▶ Task objective
Wherever a line holds the word "with", copy that line out.

***** Exercise input

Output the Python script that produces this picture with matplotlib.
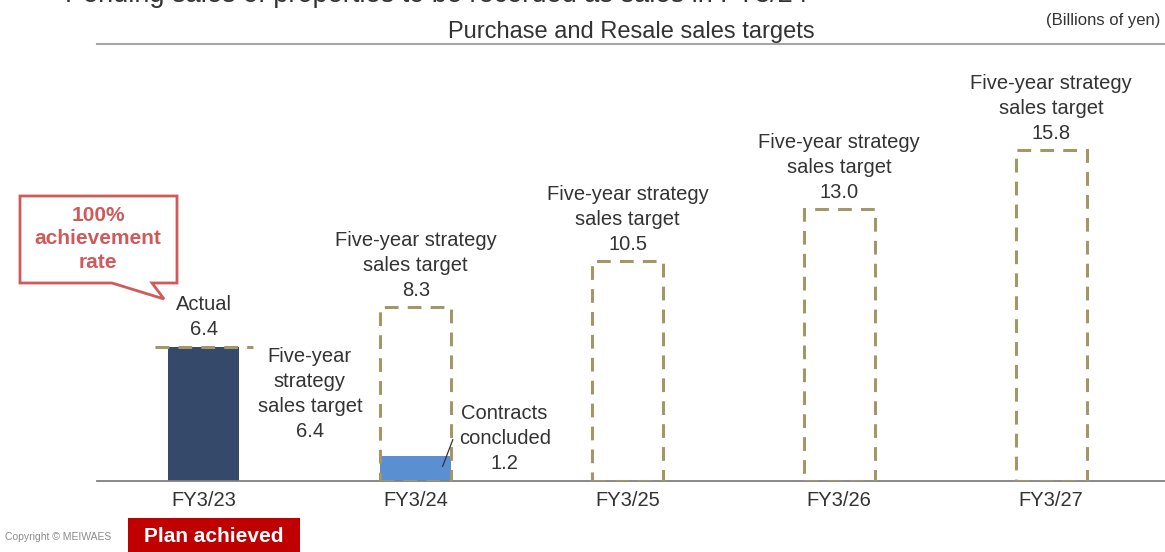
import matplotlib
matplotlib.use("Agg")
import matplotlib.pyplot as plt
from matplotlib.patches import Rectangle, Polygon
import numpy as np

plt.rcParams['font.family'] = ['Liberation Sans', 'DejaVu Sans']

categories = ["FY3/23", "FY3/24", "FY3/25", "FY3/26", "FY3/27"]
targets = [6.4, 8.3, 10.5, 13.0, 15.8]
actual_fy23 = 6.4
contracts_fy24 = 1.2

TXT = "#333333"
NAVY = "#354a6b"
BLUE = "#5a8fd2"
KHAKI = "#a39768"
RED = "#c00000"
CALLOUT = "#d05a5a"
FS = 14.5
LS = 1.4

W, H = 1165, 552
fig = plt.figure(figsize=(W / 100, H / 100), dpi=100)

def fx(px):
    return px / W

def fy(py):
    return 1 - py / H

ax = fig.add_axes([fx(97), fy(481), fx(1165) - fx(97), fy(44) - fy(481)])
x = np.arange(len(categories))
bw = 0.335
ax.set_xlim(-0.505, 4.538)
ax.set_ylim(0, 20.87)

for s in ["left", "right"]:
    ax.spines[s].set_visible(False)
ax.spines["top"].set_color("#a6a6a6")
ax.spines["top"].set_linewidth(1.5)
ax.spines["bottom"].set_color("#808080")
ax.spines["bottom"].set_linewidth(1.3)
ax.set_yticks([])
ax.set_xticks(x)
ax.set_xticklabels(categories, fontsize=FS, color=TXT)
ax.tick_params(axis="x", length=0, pad=7)

# actual bar FY3/23
ax.bar(x[0], actual_fy23, width=bw, color=NAVY, zorder=2)
# contracts concluded FY3/24
ax.bar(x[1], contracts_fy24, width=bw, color=BLUE, zorder=2)

dash = (0, (4.5, 3))
# dashed target boxes FY3/24 onwards
for i in range(1, len(categories)):
    ax.bar(x[i], targets[i], width=bw, facecolor="none", edgecolor=KHAKI,
           linewidth=2.2, linestyle=dash, zorder=3)
    ax.annotate(f"Five-year strategy\nsales target\n{targets[i]:.1f}",
                xy=(x[i], targets[i]), xytext=(0, 5), textcoords="offset points",
                ha="center", va="bottom", fontsize=FS, color=TXT, linespacing=LS)

# target line on FY3/23
ax.plot([x[0] - 0.23, x[0] + 0.23], [targets[0], targets[0]], color=KHAKI,
        linewidth=2.2, linestyle=dash, zorder=3)

ax.annotate(f"Actual\n{actual_fy23:.1f}", xy=(x[0], actual_fy23), xytext=(0, 6),
            textcoords="offset points", ha="center", va="bottom", fontsize=FS,
            color=TXT, linespacing=LS)
ax.annotate(f"Five-year\nstrategy\nsales target\n{targets[0]:.1f}",
            xy=(x[0] + 0.5, targets[0]), xytext=(0, 0), textcoords="offset points",
            ha="center", va="top", fontsize=FS, color=TXT, linespacing=LS)

ax.annotate(f"Contracts\nconcluded\n{contracts_fy24:.1f}",
            xy=(x[1] + 0.42, 0), xytext=(0, 6), textcoords="offset points",
            ha="center", va="bottom", fontsize=FS, color=TXT, linespacing=LS)
ax.plot([x[1] + 0.127, x[1] + 0.175], [0.7, 1.97], color=TXT, linewidth=0.9, zorder=4)

# callout
call = Polygon([[fx(20), fy(196)], [fx(177), fy(196)], [fx(177), fy(283)],
                [fx(152), fy(283)], [fx(164), fy(299)], [fx(112), fy(283)],
                [fx(20), fy(283)]], closed=True, transform=fig.transFigure,
               facecolor="white", edgecolor=CALLOUT, linewidth=2)
fig.patches.append(call)
fig.text(fx(98), fy(239), "100%\nachievement\nrate", ha="center", va="center",
         fontsize=15, color=CALLOUT, fontweight="bold", linespacing=1.32)

# titles
fig.text(fx(631), fy(32), "Purchase and Resale sales targets", ha="center",
         va="center", fontsize=17, color=TXT)
fig.text(fx(1160), fy(21), "(Billions of yen)", ha="right", va="center",
         fontsize=12, color=TXT)
fig.text(fx(65), fy(2.5), "Pending sales of properties to be recorded as sales in FY3/24",
         ha="left", va="baseline", fontsize=19.5, color=TXT)

# footer
fig.text(fx(5), fy(537), "Copyright \u00a9 MEIWAES",
         ha="left", va="center", fontsize=7.5, color="#8c8c8c", zorder=1)
pa = Rectangle((fx(128), fy(552)), fx(300) - fx(128), fy(518) - fy(552),
               transform=fig.transFigure, facecolor=RED, edgecolor="none", zorder=5)
fig.patches.append(pa)
fig.text(fx(214), fy(536), "Plan achieved", ha="center", va="center", fontsize=15,
         color="white", fontweight="bold", zorder=6)

fig.savefig("out.png", dpi=100)
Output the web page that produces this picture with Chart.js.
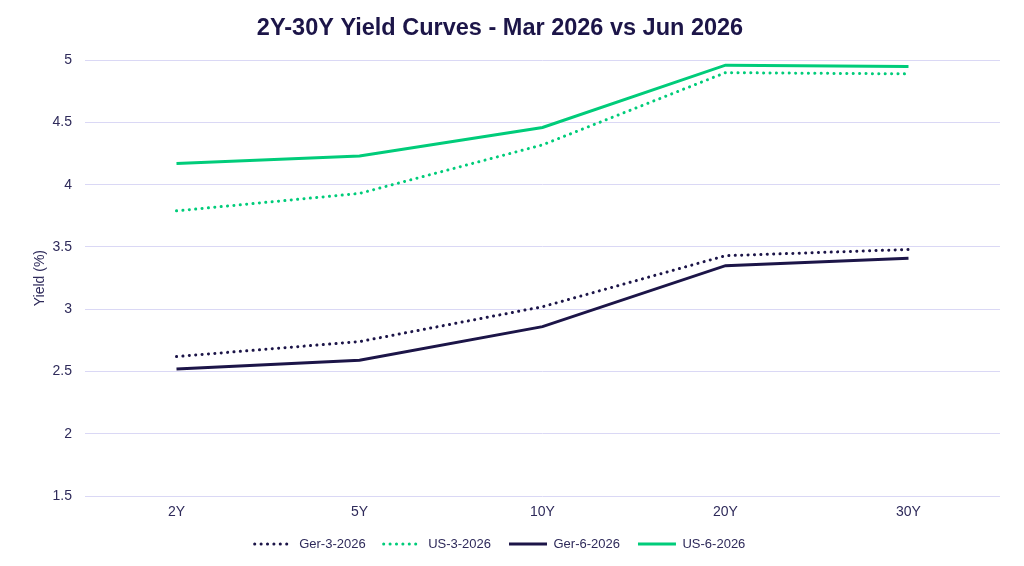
<!DOCTYPE html>
<html>
<head>
<meta charset="utf-8">
<script src="https://cdn.jsdelivr.net/npm/chart.js@4/dist/chart.umd.min.js"></script>
<style>
  html, body { margin: 0; padding: 0; background: #fff; }
  #wrap { width: 1024px; height: 566px; }
</style>
</head>
<body>
<div id="wrap"><canvas id="yieldChart"></canvas></div>
<script>
var tenors = ["2Y", "5Y", "10Y", "20Y", "30Y"];
var ger3 = [2.62, 2.74, 3.02, 3.43, 3.48];
var us3 = [3.79, 3.93, 4.32, 4.90, 4.89];
var ger6 = [2.52, 2.59, 2.86, 3.35, 3.41];
var us6 = [4.17, 4.23, 4.46, 4.96, 4.95];

var navy = "#1c1548";
var green = "#00cc7a";
var textCol = "#2e2a5a";
var font = "'Liberation Sans', Arial, sans-serif";

function series(label, values, color, dotted) {
  return {
    label: label,
    data: values,
    borderColor: color,
    backgroundColor: color,
    borderWidth: 3,
    borderDash: dotted ? [0.1, 6.3] : [],
    borderCapStyle: dotted ? "round" : "butt",
    pointRadius: 0,
    pointStyle: "line",
    tension: 0,
    fill: false
  };
}

new Chart(document.getElementById("yieldChart"), {
  type: "line",
  data: {
    labels: tenors,
    datasets: [
      series("Ger-3-2026", ger3, navy, true),
      series("US-3-2026", us3, green, true),
      series("Ger-6-2026", ger6, navy, false),
      series("US-6-2026", us6, green, false)
    ]
  },
  options: {
    responsive: true,
    maintainAspectRatio: false,
    animation: false,
    layout: { padding: { left: 0, right: 24, top: 6, bottom: 5.5 } },
    plugins: {
      title: {
        display: true,
        text: "2Y-30Y Yield Curves - Mar 2026 vs Jun 2026",
        color: navy,
        font: { family: font, size: 23.5, weight: "bold" },
        padding: { top: 8, bottom: 18 }
      },
      legend: {
        position: "bottom",
        labels: {
          usePointStyle: true,
          pointStyleWidth: 38,
          color: textCol,
          font: { family: font, size: 13 },
          padding: 18,
          generateLabels: function (chart) {
            var items = Chart.defaults.plugins.legend.labels.generateLabels(chart);
            items.forEach(function (it) {
              var ds = chart.data.datasets[it.datasetIndex];
              it.lineDash = ds.borderDash;
              it.lineCap = ds.borderCapStyle;
              it.pointStyle = "line";
            });
            return items;
          }
        }
      },
      tooltip: { enabled: false }
    },
    scales: {
      x: {
        offset: true,
        grid: { display: false, drawTicks: false },
        border: { display: false },
        ticks: { color: textCol, font: { family: font, size: 14 }, padding: 7.5 },
        afterFit: function (scale) { scale.height = 23.5; }
      },
      y: {
        min: 1.5,
        max: 5,
        grid: { color: "#dad8f5", lineWidth: 1, drawTicks: false },
        border: { display: false },
        ticks: {
          stepSize: 0.5,
          color: textCol,
          font: { family: font, size: 14 },
          padding: 13,
          callback: function (v) { return String(v); }
        },
        title: {
          display: true,
          text: "Yield (%)",
          color: textCol,
          font: { family: font, size: 14 },
          padding: { top: 32, bottom: 0 }
        },
        afterFit: function (scale) { scale.width = 85; }
      }
    }
  }
});
</script>
</body>
</html>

**********

▶ Problem solution
Output the Python script that produces this picture with matplotlib.
Output the web page that produces this picture with Chart.js.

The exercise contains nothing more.